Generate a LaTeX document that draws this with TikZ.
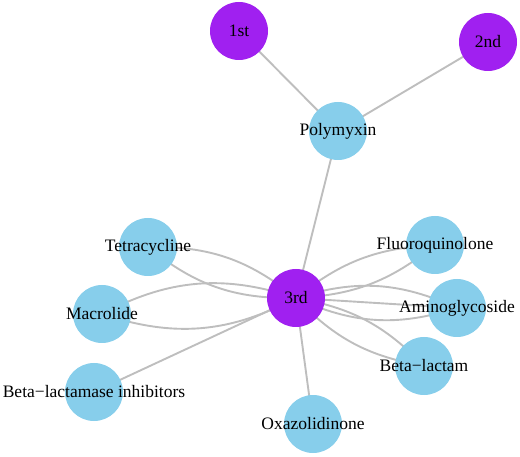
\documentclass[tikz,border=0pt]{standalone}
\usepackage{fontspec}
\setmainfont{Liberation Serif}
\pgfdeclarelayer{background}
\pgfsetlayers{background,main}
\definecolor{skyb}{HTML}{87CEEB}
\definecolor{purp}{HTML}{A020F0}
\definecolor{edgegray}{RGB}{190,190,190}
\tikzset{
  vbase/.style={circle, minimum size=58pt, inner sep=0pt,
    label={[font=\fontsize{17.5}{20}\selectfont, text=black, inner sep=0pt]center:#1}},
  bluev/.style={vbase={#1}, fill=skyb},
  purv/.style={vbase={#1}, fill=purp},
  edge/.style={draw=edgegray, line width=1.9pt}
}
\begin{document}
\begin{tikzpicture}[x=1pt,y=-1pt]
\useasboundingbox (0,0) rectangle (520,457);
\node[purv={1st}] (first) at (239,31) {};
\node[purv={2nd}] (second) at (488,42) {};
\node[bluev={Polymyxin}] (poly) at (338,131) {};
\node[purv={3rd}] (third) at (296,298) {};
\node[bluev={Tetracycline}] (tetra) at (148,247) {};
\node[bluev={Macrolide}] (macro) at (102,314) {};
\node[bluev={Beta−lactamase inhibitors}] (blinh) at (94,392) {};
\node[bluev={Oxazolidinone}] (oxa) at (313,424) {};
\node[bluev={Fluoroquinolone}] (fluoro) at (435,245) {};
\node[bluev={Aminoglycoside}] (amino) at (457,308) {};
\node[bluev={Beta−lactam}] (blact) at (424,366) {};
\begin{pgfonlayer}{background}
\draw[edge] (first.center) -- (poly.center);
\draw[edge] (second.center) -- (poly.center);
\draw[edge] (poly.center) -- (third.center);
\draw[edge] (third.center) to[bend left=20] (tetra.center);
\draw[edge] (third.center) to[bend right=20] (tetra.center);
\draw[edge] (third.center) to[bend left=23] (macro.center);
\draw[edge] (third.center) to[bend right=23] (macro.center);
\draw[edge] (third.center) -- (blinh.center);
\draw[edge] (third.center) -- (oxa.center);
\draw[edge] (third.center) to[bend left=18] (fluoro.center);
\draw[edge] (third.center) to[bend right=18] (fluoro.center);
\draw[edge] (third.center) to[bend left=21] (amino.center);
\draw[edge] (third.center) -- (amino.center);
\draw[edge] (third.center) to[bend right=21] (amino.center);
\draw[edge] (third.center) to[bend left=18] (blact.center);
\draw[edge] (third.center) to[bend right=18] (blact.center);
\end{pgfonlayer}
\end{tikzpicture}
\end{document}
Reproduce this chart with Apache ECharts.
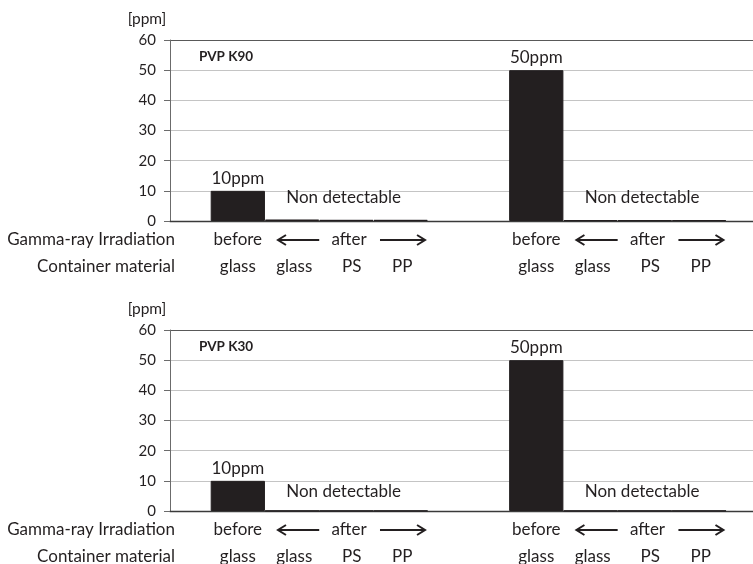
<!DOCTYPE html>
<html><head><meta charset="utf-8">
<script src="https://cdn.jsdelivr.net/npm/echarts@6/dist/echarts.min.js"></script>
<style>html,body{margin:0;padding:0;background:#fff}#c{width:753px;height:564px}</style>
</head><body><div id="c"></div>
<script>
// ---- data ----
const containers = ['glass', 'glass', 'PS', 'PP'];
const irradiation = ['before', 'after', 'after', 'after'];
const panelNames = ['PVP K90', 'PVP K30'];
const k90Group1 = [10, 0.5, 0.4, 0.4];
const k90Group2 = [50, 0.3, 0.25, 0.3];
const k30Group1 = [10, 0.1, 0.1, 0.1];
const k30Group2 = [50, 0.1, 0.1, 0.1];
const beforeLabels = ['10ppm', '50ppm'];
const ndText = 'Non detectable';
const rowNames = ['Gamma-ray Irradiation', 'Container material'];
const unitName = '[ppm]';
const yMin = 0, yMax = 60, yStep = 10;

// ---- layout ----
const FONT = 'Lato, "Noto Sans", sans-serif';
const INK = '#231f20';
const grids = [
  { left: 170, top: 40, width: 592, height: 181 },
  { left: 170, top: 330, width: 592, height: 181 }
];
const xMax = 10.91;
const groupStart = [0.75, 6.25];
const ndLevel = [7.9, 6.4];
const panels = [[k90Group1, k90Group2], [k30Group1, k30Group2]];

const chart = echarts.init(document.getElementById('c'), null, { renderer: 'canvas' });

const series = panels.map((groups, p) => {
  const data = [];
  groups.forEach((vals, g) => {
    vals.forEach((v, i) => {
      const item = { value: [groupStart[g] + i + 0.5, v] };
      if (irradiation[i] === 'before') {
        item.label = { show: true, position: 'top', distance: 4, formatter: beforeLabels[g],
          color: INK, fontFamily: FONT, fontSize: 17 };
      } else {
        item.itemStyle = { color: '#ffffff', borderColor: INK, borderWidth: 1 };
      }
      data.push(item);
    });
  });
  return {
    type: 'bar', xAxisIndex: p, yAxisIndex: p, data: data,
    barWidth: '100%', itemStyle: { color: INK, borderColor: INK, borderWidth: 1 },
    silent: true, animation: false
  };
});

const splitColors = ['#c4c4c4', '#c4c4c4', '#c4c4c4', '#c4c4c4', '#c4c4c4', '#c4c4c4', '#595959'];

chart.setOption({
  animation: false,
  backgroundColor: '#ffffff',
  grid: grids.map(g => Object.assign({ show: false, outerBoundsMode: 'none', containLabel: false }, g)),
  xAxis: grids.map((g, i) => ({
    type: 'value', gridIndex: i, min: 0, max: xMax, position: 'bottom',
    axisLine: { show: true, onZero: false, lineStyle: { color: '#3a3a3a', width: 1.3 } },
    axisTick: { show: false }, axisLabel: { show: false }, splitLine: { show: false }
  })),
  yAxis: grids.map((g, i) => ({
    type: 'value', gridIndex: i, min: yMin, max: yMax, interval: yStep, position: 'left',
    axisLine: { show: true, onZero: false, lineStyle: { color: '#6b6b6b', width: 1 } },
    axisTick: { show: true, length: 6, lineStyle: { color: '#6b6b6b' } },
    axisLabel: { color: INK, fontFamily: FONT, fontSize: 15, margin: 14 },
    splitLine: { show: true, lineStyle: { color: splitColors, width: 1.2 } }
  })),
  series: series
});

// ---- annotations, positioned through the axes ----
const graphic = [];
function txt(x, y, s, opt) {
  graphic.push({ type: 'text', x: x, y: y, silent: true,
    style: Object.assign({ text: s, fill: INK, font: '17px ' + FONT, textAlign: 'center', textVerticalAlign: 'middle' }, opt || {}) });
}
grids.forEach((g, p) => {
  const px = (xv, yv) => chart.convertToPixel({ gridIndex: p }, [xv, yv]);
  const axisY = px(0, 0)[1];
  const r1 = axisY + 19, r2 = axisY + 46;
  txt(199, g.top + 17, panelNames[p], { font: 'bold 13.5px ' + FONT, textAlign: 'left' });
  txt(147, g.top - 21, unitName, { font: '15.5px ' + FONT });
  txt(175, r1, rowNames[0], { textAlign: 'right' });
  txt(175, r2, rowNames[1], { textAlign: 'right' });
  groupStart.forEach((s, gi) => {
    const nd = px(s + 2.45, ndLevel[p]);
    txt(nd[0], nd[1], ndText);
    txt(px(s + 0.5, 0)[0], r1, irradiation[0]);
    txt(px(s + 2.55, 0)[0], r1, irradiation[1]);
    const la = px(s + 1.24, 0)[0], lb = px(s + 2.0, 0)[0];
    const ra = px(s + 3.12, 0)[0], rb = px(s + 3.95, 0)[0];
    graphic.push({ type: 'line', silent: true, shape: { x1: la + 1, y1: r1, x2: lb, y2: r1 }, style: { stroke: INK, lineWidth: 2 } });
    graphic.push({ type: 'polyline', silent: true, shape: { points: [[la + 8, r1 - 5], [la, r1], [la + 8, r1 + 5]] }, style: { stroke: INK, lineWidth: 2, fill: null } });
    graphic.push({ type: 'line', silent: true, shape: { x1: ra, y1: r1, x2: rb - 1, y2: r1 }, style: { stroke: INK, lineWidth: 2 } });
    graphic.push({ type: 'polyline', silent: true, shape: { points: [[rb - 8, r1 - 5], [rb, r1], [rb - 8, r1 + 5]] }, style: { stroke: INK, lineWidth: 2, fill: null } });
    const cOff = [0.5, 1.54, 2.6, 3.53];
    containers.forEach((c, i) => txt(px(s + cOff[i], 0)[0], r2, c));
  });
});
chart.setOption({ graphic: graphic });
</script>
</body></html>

§ **GIVEN PROBLEM**:
List the lines of the records where "this" occurs.

§ **TASK RESULT**:
Generate a LaTeX document that draws this with TikZ.
Reproduce this chart with Apache ECharts.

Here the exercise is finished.